WHAT IS REQUIRED:
Search the records below for the word "produces" and show every line where it occurs.
***
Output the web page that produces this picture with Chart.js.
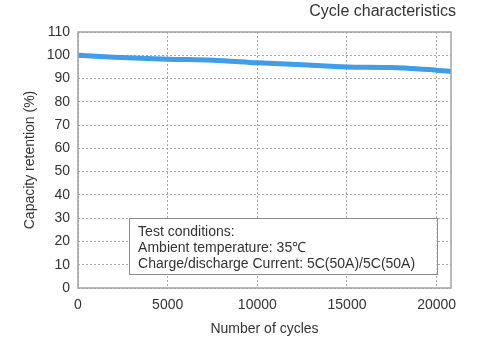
<!DOCTYPE html>
<html>
<head>
<meta charset="utf-8">
<script src="https://cdn.jsdelivr.net/npm/chart.js@4"></script>
<style>
  html, body { margin: 0; padding: 0; background: #ffffff; }
  #wrap { width: 480px; height: 341px; }
</style>
</head>
<body>
<div id="wrap"><canvas id="c" width="480" height="341"></canvas></div>
<script>
// Capacity retention versus cycle count
const cycles    = [0, 2000, 5000, 7500, 10000, 12500, 15000, 17500, 20000, 20800];
const retention = [100, 99.2, 98.3, 97.9, 96.8, 95.9, 95.0, 94.7, 93.6, 93.0];
const xTicks    = [0, 5000, 10000, 15000, 20000];

const chartTitle = 'Cycle characteristics';
const xTitle = 'Number of cycles';
const yTitle = 'Capacity retention (%)';
const noteLines = [
  'Test conditions:',
  'Ambient temperature: 35\u2103',
  'Charge/discharge Current: 5C(50A)/5C(50A)'
];
// note box extent in data units: [xFrom, xTo, yFrom, yTo]
const noteBox = [2850, 20000, 6, 30];

const FONT = '"Liberation Sans", Arial, sans-serif';
const TEXT = '#333333';

const framePlugin = {
  id: 'frameAndNotes',
  afterDraw(chart) {
    const { ctx, chartArea: a, scales: { x, y } } = chart;
    ctx.save();
    // plot frame
    ctx.strokeStyle = '#a3a3a3';
    ctx.lineWidth = 1.5;
    ctx.strokeRect(a.left, a.top, a.right - a.left, a.bottom - a.top);

    // note box
    const bx0 = x.getPixelForValue(noteBox[0]);
    const bx1 = x.getPixelForValue(noteBox[1]);
    const by0 = y.getPixelForValue(noteBox[3]);
    const by1 = y.getPixelForValue(noteBox[2]);
    ctx.fillStyle = '#ffffff';
    ctx.fillRect(bx0, by0, bx1 - bx0, by1 - by0);
    ctx.strokeStyle = '#8c8c8c';
    ctx.lineWidth = 1;
    ctx.strokeRect(Math.round(bx0) + 0.5, Math.round(by0) + 0.5, Math.round(bx1 - bx0), Math.round(by1 - by0));
    ctx.fillStyle = TEXT;
    ctx.font = '14px ' + FONT;
    ctx.textAlign = 'left';
    ctx.textBaseline = 'middle';
    noteLines.forEach((t, i) => ctx.fillText(t, bx0 + 9, by0 + 14 + i * 16));

    // chart title, top right
    ctx.font = '16px ' + FONT;
    ctx.textAlign = 'right';
    ctx.fillText(chartTitle, 456, 12);
    ctx.restore();
  }
};

new Chart(document.getElementById('c'), {
  type: 'line',
  data: {
    datasets: [{
      data: cycles.map((c, i) => ({ x: c, y: retention[i] })),
      borderColor: '#3f9dea',
      borderWidth: 5,
      pointRadius: 0,
      tension: 0.3,
      fill: false
    }]
  },
  options: {
    responsive: false,
    animation: false,
    layout: { padding: { top: 32, right: 29, bottom: 0, left: 0 } },
    plugins: { legend: { display: false }, tooltip: { enabled: false } },
    scales: {
      x: {
        type: 'linear',
        min: 0,
        max: 20800,
        afterBuildTicks(s) { s.ticks = xTicks.map(v => ({ value: v })); },
        ticks: {
          color: TEXT,
          font: { family: FONT, size: 14 },
          padding: 9,
          maxRotation: 0,
          autoSkip: false,
          callback: v => String(v)
        },
        grid: { color: '#a8a8a8', lineWidth: 1, drawTicks: false, tickLength: 0 },
        border: { display: false, dash: [2, 2] },
        title: { display: true, text: xTitle, color: TEXT, font: { family: FONT, size: 14 }, padding: { top: 0, bottom: 3 } },
        afterFit(s) { s.height = 53; }
      },
      y: {
        min: 0,
        max: 110,
        ticks: {
          stepSize: 10,
          color: TEXT,
          font: { family: FONT, size: 14 },
          padding: 8
        },
        grid: { color: '#a8a8a8', lineWidth: 1, drawTicks: false, tickLength: 0 },
        border: { display: false, dash: [2, 2] },
        title: { display: true, text: yTitle, color: TEXT, font: { family: FONT, size: 14 }, padding: { top: 22, bottom: 0 } },
        afterFit(s) { s.width = 78; }
      }
    }
  },
  plugins: [framePlugin]
});
</script>
</body>
</html>
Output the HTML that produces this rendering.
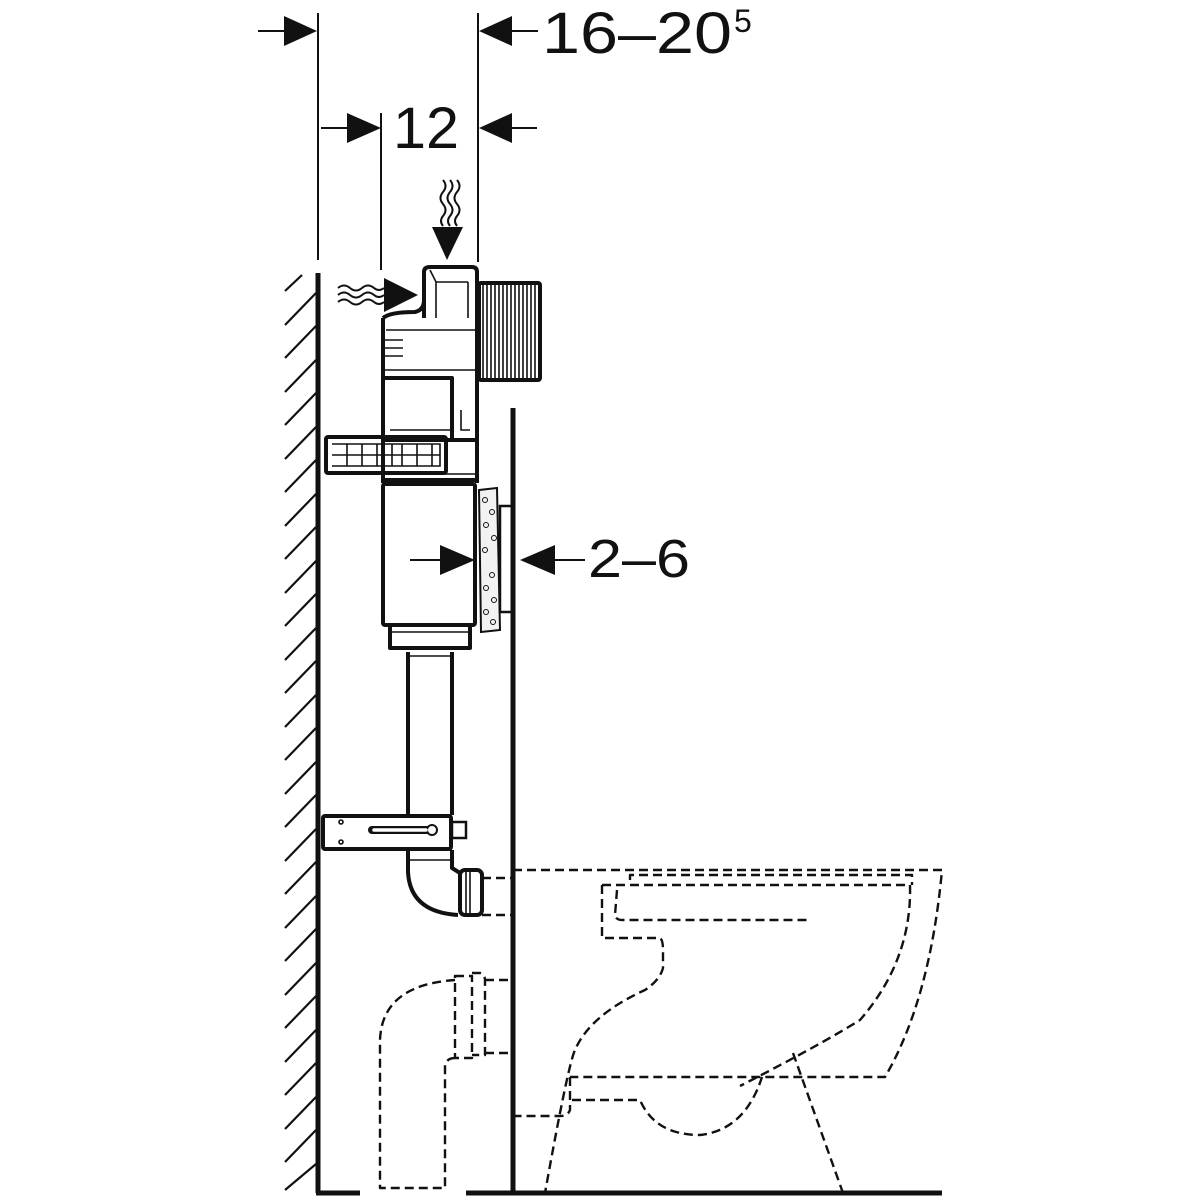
***
PROBLEM SOLUTION:
Output the web page that produces this picture with Chart.js.
Output the HTML that produces this rendering.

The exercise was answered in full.